# hunting Pierre Sd late Goose



## ducks555 (Oct 10, 2008)

I have been wanting to go to Pierre Sd and hunt geese in late January or early February. I just wanted to no what it is like getting on land or if anyone wants to hunt together. Any help at all would be great. Thanks


----------



## the professor (Oct 13, 2006)

plenty of public access opportunities both pass shooting and decoying, as well as a lot of guide/outfitting.
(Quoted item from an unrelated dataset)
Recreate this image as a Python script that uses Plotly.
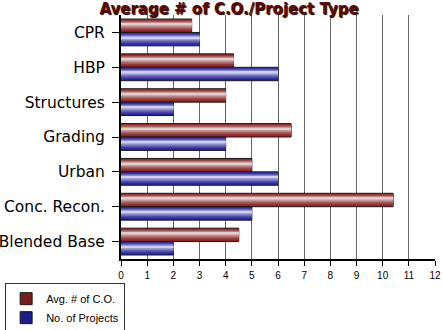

http://gfp.sd.gov/hunting/docs/lowag-online.pdf


----------



## BigT (Feb 19, 2008)

Private land can be tough to come by in spots. As said before the public land is pretty good. You register at a shack for the fields owned by Sheehans. There is a lottery pick every morning and you choose the field you want. You are the only ones hunting that field. They are decoy only fields, some of them have pits some do not. It is a pretty good deal. I have shot a ton of birds out on those fields. There is also pass shooting in areas, but I don't do that so I couldnt point you to many good spots. Apparently they seem to be either near the field I am hunting or not far off... :iroll: I have no idea how out of state licenses work, but I am sure others do. The hunting out there late season can be amazing, occasionally cold, but fun. Hope it helps...


----------



## ducks555 (Oct 10, 2008)

Thanks for the info relly helps thanks


----------



## eye_guysd (Jan 23, 2005)

Thank god for the public field program. If not the average guy would not be doing anything but ditch piggin. Its a good program.. IF, (like mentioned above) you are lucky enough to draw good. Altough we have drawn bad and had nothing else lined up so we set up and still got a limit..

Private is very VERY hard to come by. Its pretty much leased up. Their is a good spot by the elevator in town you could get em every day and it has no huntin pressure....


----------



## jpallen14 (Nov 28, 2005)

Private is basically impossible to get on. Their is a great public access program. NR tags are for private land only.


----------